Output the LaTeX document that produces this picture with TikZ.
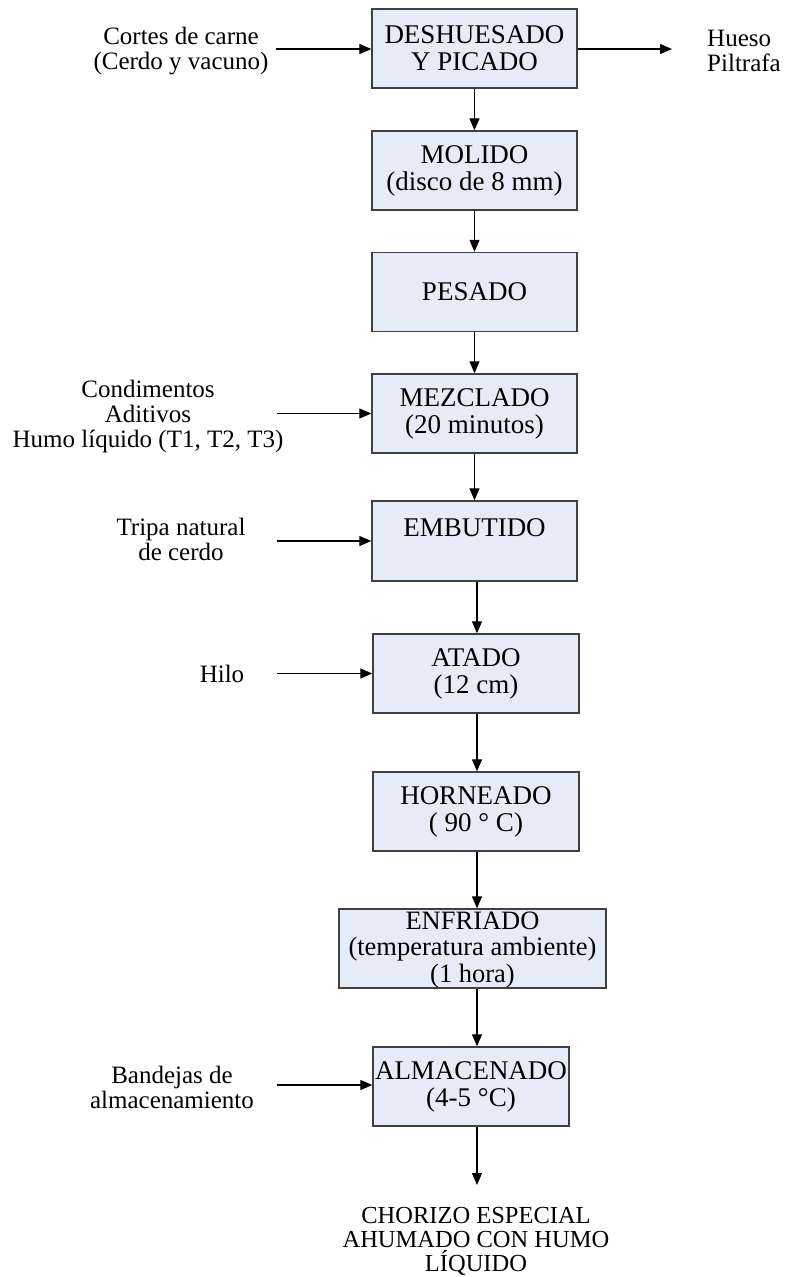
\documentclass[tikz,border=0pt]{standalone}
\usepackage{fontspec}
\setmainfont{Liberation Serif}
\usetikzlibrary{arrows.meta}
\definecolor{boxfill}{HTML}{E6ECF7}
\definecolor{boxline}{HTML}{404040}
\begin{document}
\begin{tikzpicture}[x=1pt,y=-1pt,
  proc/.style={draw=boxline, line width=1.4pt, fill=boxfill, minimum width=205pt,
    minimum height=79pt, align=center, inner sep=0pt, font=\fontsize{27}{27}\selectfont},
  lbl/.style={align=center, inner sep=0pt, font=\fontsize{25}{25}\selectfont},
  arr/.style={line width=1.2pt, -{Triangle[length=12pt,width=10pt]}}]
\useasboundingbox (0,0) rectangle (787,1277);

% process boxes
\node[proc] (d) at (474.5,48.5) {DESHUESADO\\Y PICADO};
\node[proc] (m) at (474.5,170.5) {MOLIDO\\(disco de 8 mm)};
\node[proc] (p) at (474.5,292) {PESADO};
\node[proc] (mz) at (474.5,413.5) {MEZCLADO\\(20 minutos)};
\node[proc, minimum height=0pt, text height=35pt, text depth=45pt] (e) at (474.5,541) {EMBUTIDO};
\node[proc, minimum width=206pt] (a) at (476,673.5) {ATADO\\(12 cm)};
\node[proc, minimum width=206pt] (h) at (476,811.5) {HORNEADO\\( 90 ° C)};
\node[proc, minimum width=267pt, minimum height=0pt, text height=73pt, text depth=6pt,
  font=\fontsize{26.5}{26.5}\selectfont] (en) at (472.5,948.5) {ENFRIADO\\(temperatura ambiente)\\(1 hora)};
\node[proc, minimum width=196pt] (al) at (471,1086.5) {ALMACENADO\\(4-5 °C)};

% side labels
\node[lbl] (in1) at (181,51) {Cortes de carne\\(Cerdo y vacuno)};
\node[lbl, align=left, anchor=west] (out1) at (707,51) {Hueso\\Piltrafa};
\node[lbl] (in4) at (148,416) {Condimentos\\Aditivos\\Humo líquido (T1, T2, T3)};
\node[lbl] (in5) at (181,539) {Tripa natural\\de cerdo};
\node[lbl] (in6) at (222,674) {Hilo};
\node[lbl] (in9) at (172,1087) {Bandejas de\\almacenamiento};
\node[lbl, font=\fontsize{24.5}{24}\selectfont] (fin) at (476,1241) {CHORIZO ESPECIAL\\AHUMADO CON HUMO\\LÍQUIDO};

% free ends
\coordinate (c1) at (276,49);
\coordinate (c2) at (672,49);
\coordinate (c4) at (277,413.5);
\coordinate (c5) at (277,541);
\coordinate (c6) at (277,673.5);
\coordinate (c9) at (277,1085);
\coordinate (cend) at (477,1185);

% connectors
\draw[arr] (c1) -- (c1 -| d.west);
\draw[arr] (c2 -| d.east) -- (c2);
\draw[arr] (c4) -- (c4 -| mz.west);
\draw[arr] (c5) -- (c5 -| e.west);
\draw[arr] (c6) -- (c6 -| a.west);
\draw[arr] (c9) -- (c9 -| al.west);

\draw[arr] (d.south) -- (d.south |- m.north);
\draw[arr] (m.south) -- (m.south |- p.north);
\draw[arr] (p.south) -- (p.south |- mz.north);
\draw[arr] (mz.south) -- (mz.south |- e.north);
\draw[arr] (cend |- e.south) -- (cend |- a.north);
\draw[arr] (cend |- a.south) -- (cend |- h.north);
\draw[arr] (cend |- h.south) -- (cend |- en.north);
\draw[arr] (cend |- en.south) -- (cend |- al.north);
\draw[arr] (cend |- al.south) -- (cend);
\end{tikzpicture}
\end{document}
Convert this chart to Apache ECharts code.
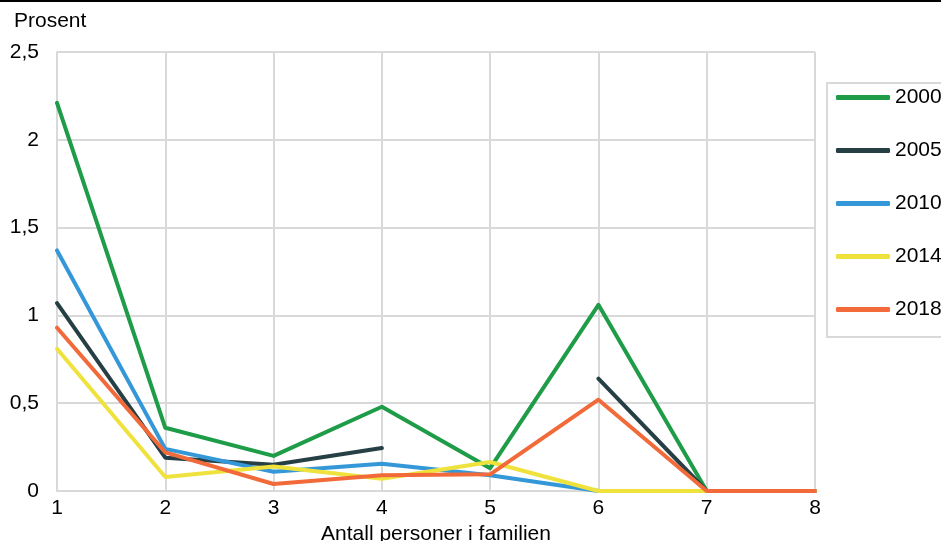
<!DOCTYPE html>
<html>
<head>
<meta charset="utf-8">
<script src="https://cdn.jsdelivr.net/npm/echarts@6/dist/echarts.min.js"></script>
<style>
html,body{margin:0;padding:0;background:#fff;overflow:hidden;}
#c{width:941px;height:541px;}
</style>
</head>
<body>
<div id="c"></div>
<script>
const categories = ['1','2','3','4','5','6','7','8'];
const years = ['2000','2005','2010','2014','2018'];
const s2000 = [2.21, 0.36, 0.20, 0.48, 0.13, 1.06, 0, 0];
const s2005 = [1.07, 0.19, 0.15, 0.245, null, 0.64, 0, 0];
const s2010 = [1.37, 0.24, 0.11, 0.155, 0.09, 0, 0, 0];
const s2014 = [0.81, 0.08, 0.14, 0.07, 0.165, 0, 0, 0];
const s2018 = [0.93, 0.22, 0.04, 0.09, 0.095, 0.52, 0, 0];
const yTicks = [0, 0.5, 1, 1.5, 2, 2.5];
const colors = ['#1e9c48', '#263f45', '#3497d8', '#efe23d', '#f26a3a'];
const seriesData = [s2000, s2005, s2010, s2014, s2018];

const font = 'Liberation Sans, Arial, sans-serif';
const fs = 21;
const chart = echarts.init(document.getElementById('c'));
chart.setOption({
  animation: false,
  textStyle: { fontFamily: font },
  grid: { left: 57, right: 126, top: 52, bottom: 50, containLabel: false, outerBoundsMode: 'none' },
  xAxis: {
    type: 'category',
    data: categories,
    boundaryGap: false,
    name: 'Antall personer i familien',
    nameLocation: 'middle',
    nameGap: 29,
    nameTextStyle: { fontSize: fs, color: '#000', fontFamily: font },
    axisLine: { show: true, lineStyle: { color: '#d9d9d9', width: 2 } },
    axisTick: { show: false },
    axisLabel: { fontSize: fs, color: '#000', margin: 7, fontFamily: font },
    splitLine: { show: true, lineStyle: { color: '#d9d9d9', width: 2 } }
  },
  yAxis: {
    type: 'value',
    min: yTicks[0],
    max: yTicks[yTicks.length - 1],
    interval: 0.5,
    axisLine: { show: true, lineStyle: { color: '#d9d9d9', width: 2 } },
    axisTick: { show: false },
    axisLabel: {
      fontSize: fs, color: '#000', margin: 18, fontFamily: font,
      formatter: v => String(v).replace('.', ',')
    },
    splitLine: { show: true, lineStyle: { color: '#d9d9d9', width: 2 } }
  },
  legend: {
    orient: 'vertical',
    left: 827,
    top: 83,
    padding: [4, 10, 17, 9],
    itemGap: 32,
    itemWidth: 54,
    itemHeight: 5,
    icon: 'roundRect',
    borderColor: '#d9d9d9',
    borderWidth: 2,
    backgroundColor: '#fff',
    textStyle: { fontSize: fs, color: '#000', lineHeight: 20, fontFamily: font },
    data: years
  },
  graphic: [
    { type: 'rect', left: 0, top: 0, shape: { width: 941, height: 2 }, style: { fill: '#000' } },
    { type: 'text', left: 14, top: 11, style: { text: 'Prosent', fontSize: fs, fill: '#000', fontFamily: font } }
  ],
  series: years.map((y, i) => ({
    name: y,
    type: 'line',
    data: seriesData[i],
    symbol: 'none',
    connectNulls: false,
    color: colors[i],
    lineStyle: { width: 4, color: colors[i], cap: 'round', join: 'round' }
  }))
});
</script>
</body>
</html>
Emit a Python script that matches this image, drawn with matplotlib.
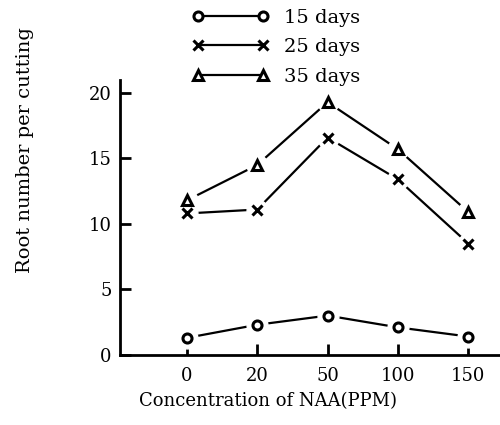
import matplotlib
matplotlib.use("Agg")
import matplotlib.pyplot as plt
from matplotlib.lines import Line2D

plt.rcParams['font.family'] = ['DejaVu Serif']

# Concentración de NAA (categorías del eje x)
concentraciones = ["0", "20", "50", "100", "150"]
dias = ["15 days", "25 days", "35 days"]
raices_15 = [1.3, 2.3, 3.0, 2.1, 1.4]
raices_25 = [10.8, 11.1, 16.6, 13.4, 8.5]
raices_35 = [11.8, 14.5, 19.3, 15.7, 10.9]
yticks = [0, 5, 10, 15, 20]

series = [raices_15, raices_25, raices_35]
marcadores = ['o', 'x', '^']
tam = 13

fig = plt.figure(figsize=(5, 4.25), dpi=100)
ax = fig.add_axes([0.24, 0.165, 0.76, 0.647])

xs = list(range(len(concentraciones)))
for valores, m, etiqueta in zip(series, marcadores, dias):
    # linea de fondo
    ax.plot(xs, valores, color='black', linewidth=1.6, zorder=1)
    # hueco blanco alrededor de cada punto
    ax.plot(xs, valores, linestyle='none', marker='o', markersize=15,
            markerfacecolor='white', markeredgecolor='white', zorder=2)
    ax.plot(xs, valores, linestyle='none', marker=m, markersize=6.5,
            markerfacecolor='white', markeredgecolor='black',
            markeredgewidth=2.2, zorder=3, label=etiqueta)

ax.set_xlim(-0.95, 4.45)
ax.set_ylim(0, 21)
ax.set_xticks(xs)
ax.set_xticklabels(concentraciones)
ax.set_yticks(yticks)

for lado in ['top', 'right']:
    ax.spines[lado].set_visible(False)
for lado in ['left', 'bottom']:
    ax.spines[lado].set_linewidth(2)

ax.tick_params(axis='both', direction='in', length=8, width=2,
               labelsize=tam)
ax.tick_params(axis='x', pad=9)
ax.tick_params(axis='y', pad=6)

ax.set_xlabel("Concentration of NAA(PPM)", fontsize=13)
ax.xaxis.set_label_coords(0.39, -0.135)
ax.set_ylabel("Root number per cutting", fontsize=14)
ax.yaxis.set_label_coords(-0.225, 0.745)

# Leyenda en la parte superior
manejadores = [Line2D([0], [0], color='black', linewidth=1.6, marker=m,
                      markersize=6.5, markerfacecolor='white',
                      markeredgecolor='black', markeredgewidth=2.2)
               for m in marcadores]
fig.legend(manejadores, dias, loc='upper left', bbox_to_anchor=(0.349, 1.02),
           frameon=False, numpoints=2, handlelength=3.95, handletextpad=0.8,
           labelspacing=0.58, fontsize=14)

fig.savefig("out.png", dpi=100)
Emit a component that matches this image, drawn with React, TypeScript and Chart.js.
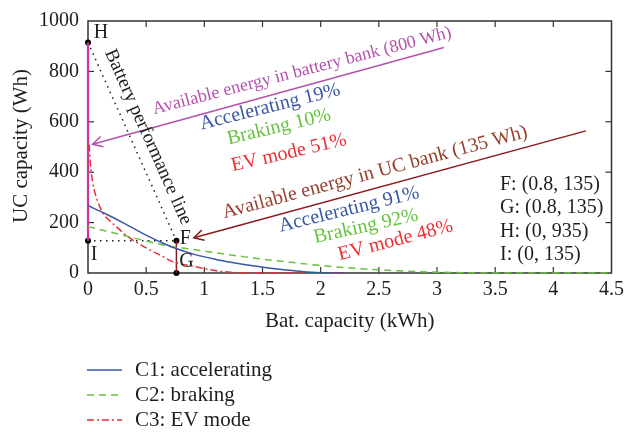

= = = = =

Copy down every line of the material above that includes the string "matplotlib".

Emit a Python script that matches this image, drawn with matplotlib.
import matplotlib
matplotlib.use("Agg")
import matplotlib.pyplot as plt
from matplotlib.lines import Line2D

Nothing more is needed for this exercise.